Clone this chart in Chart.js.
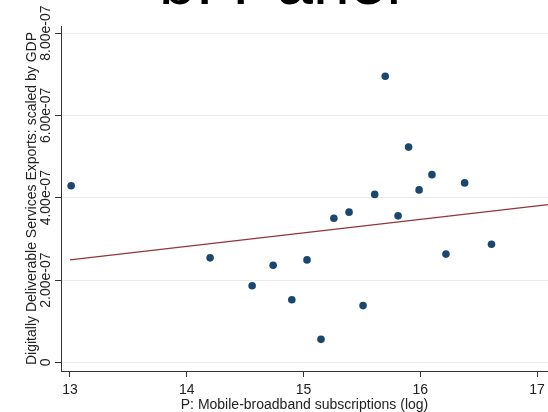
<!DOCTYPE html>
<html>
<head>
<meta charset="utf-8">
<script src="https://cdn.jsdelivr.net/npm/chart.js@4.4.1/dist/chart.umd.min.js"></script>
<style>
  body { margin: 0; background: #fff; }
  #wrap { position: relative; width: 548px; height: 412px; overflow: hidden; }
  #chart { position: absolute; left: 0; top: -40px; }
</style>
</head>
<body>
<div id="wrap"><canvas id="chart" width="548" height="452"></canvas></div>
<script>
// P: mobile-broadband subscriptions (log)
const xValues = [13.01, 14.20, 14.56, 14.74, 14.90, 15.03, 15.15, 15.26, 15.39, 15.51,
                 15.61, 15.70, 15.81, 15.90, 15.99, 16.10, 16.22, 16.38, 16.61];
// digitally deliverable services exports scaled by GDP
const yValues = [4.29e-7, 2.54e-7, 1.86e-7, 2.36e-7, 1.52e-7, 2.49e-7, 0.56e-7, 3.50e-7, 3.65e-7, 1.38e-7,
                 4.08e-7, 6.95e-7, 3.56e-7, 5.23e-7, 4.19e-7, 4.56e-7, 2.63e-7, 4.36e-7, 2.87e-7];
// fitted line end points
const fitX = [13.0, 17.094];
const fitY = [2.49e-7, 3.83e-7];

const xTicks = [13, 14, 15, 16, 17];
const yTicks = [0, 2e-7, 4e-7, 6e-7, 8e-7];
const yTickLabels = ['0', '2.00e-07', '4.00e-07', '6.00e-07', '8.00e-07'];

const FONT = '"Liberation Sans", Arial, sans-serif';

// stata style vertical tick labels on the y axis
const yLabelPlugin = {
    id: 'yLabels',
    afterDraw(chart) {
        const ctx = chart.ctx;
        const s = chart.scales.y;
        ctx.save();
        ctx.font = '14px ' + FONT;
        ctx.fillStyle = '#222';
        ctx.textAlign = 'center';
        ctx.textBaseline = 'alphabetic';
        yTicks.forEach(function (v, i) {
            ctx.save();
            ctx.translate(50, s.getPixelForValue(v));
            ctx.rotate(-Math.PI / 2);
            ctx.fillText(yTickLabels[i], 0, 0);
            ctx.restore();
        });
        ctx.restore();
    }
};

window.onload = main;

function main() {
    const points = xValues.map(function (x, i) { return { x: x, y: yValues[i] }; });
    const fit = fitX.map(function (x, i) { return { x: x, y: fitY[i] }; });

    new Chart(document.getElementById('chart'), {
        type: 'scatter',
        data: {
            datasets: [
                {
                    label: 'observations',
                    data: points,
                    backgroundColor: '#1a476f',
                    borderWidth: 0,
                    pointRadius: 3.8,
                    pointHoverRadius: 3.8
                },
                {
                    label: 'fitted values',
                    type: 'line',
                    data: fit,
                    borderColor: '#90353b',
                    borderWidth: 1.3,
                    pointRadius: 0,
                    fill: false
                }
            ]
        },
        plugins: [yLabelPlugin],
        options: {
            responsive: false,
            animation: false,
            layout: { padding: { left: 12, right: 0, top: 0, bottom: 0 }, autoPadding: false },
            plugins: {
                legend: { display: false },
                tooltip: { enabled: false },
                title: {
                    display: true,
                    text: 'b. Panel',
                    color: '#000',
                    font: { family: FONT, size: 66, weight: 'normal', lineHeight: 1 },
                    padding: { top: -7.5, bottom: 7.5 }
                }
            },
            scales: {
                x: {
                    type: 'linear',
                    min: 12.923,
                    max: 17.094,
                    afterBuildTicks: function (s) { s.ticks = xTicks.map(function (v) { return { value: v }; }); },
                    afterFit: function (s) { s.height = 41; s.paddingLeft = 0; s.paddingRight = 0; },
                    border: { display: true, color: '#333', width: 1 },
                    grid: { drawOnChartArea: false, drawTicks: true, tickLength: 6, tickColor: '#333' },
                    ticks: {
                        color: '#222',
                        font: { family: FONT, size: 14 },
                        padding: 5,
                        maxRotation: 0,
                        autoSkip: false,
                        callback: function (v) { return String(v); }
                    },
                    title: {
                        display: true,
                        text: 'P: Mobile-broadband subscriptions (log)',
                        color: '#222',
                        font: { family: FONT, size: 14, lineHeight: 1 },
                        padding: { top: 0, bottom: 0 }
                    }
                },
                y: {
                    type: 'linear',
                    min: -0.209e-7,
                    max: 8.171e-7,
                    afterBuildTicks: function (s) { s.ticks = yTicks.map(function (v) { return { value: v }; }); },
                    afterFit: function (s) { s.width = 49; },
                    border: { display: true, color: '#333', width: 1 },
                    grid: { color: '#ebebeb', lineWidth: 1, drawTicks: true, tickLength: 6, tickColor: '#333' },
                    ticks: { display: false },
                    title: {
                        display: true,
                        text: 'Digitally Deliverable Services Exports: scaled by GDP',
                        color: '#222',
                        font: { family: FONT, size: 14, lineHeight: 1.2 },
                        padding: { top: 11.6, bottom: 0 }
                    }
                }
            }
        }
    });
}
</script>
</body>
</html>
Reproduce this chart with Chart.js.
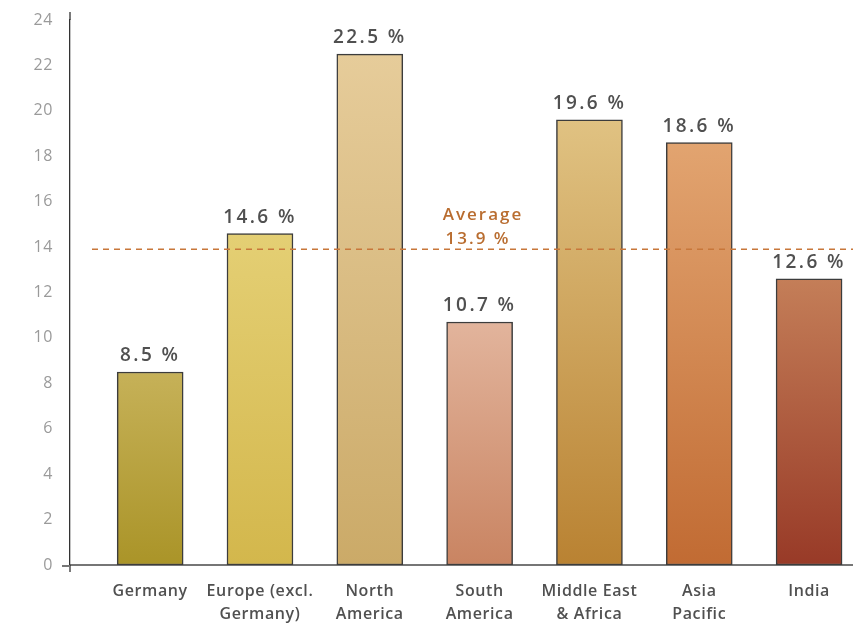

* **WHAT TO WORK ON**
For each line of the entries that includes "this", show that line.

* **TASK OUTPUT**
Clone this chart in Chart.js.
Reproduce this chart with Chart.js.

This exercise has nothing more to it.